November 18, 2014

Private Placement Insurance

By Lisa Marino

Private Placement Insurance Tax & Business

Ultra-affluent clients often utilize Private Placement Life Insurance and Annuity accounts to shield traditional and alternative asset class investments from current taxation.

These accounts can:

  • Optimize after-tax investment returns.
  • Eliminate K-1s reporting.
  • Enhance creditor protection.
  • Increase charitable bequests.
  • Reduce the reporting requirements for foreign financial institutions, and/or protect foreign non-grantor trust assets from DNI.

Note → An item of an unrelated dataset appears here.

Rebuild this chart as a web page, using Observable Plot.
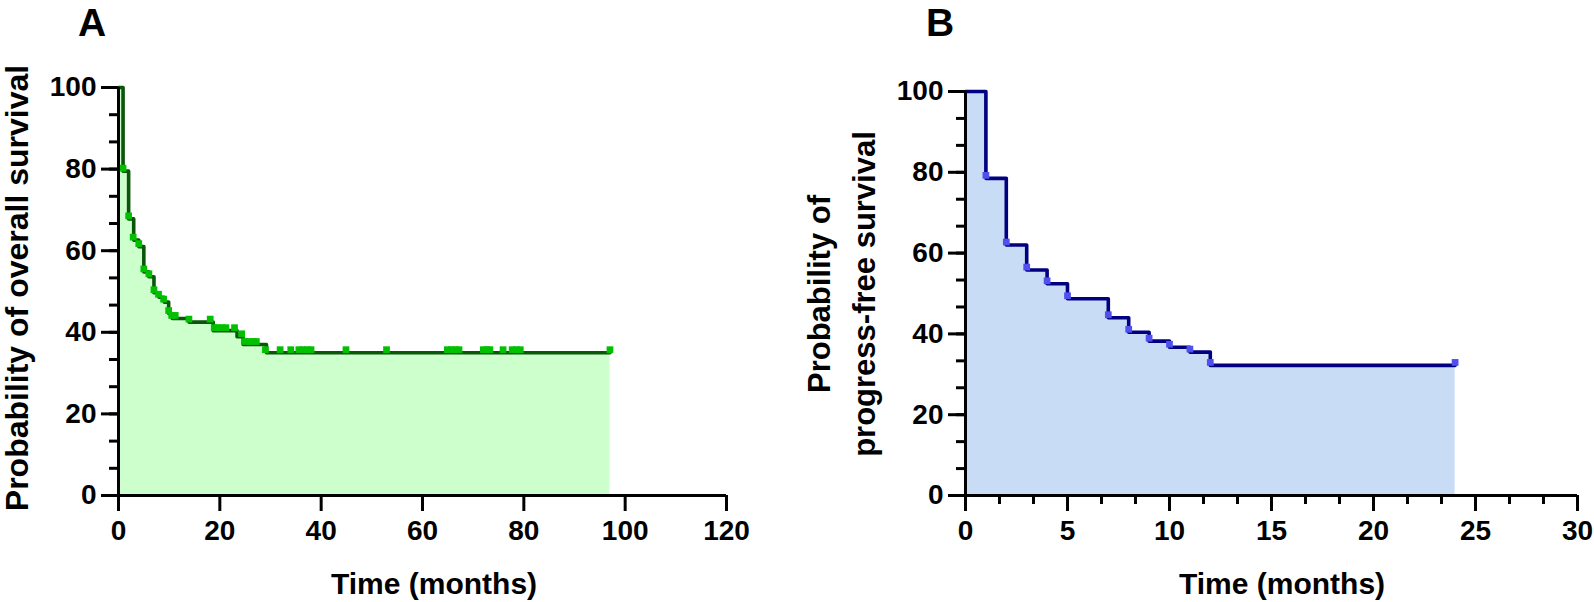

Under most reasonable assumption sets, the incremental cost of a Private Placement Life Insurance or Annuity account is substantially lower than the cost of income taxes that would otherwise be payable on investment gains.

Here are the key points for a PPVA and PPVUL:

Private Placement Variable Annuities (“PPVA”)

  • PPVA allows individuals to maintain full ownership of assets throughout their lifetimes, while deferring the income taxation of investment gains.
  • PPVA has no upfront commission loads or premium tax charges, and assets can remain invested until a client choses to access those assets.
  • IRS Section 72 specifically authorizes annuities (including PPVA).
  • PPVA is not dependent upon an individual’s health status.
  • Withdrawals from a PPVA account are taxed on a last-in, first-out basis (with the taxable gain not recognized until all that remains is the cost basis), and there’s a 10% excise tax on gains for withdrawals taken before the age of 59 ½.
  • The client does not get K-1s for assets inside of PPVA accounts.

Private Placement Variable Universal Life (“PPVUL”)

  • Private Placement life insurance is more complicated than PPVA but has better tax attributes.
  • With PPVUL accounts, the client must take an insurance physical and acquire institutionally priced life insurance.
  • The assets invested inside of PPVUL accounts grow tax deferred.
  • When the insured dies, the accumulated gains along with some nominal life insurance benefit are paid out to the beneficiaries of the policies, income tax free.
  • If the policy owner wants to access the accumulated investment value inside of the policy during the insured’s life, he or she can do so up to about 80 % of the value. The cost basis is returned first via a withdrawal, and any gains are lent back to the policy owner via a low-cost (or no-cost) policy loan.
  • PPVUL accounts offer the opportunity for significant income and tax-efficient wealth transfer planning.

Conclusion:

PPVA and PPVUL may be beneficial for tax-sensitive investors, especially those seeking to invest in hedge funds or funds of funds.

While PPVUL is more complicated to implement, there is a greater appeal from the income tax-free access to the accumulated value within the account during the lifetime of the insured and an income tax-free insurance benefit at the insured’s death.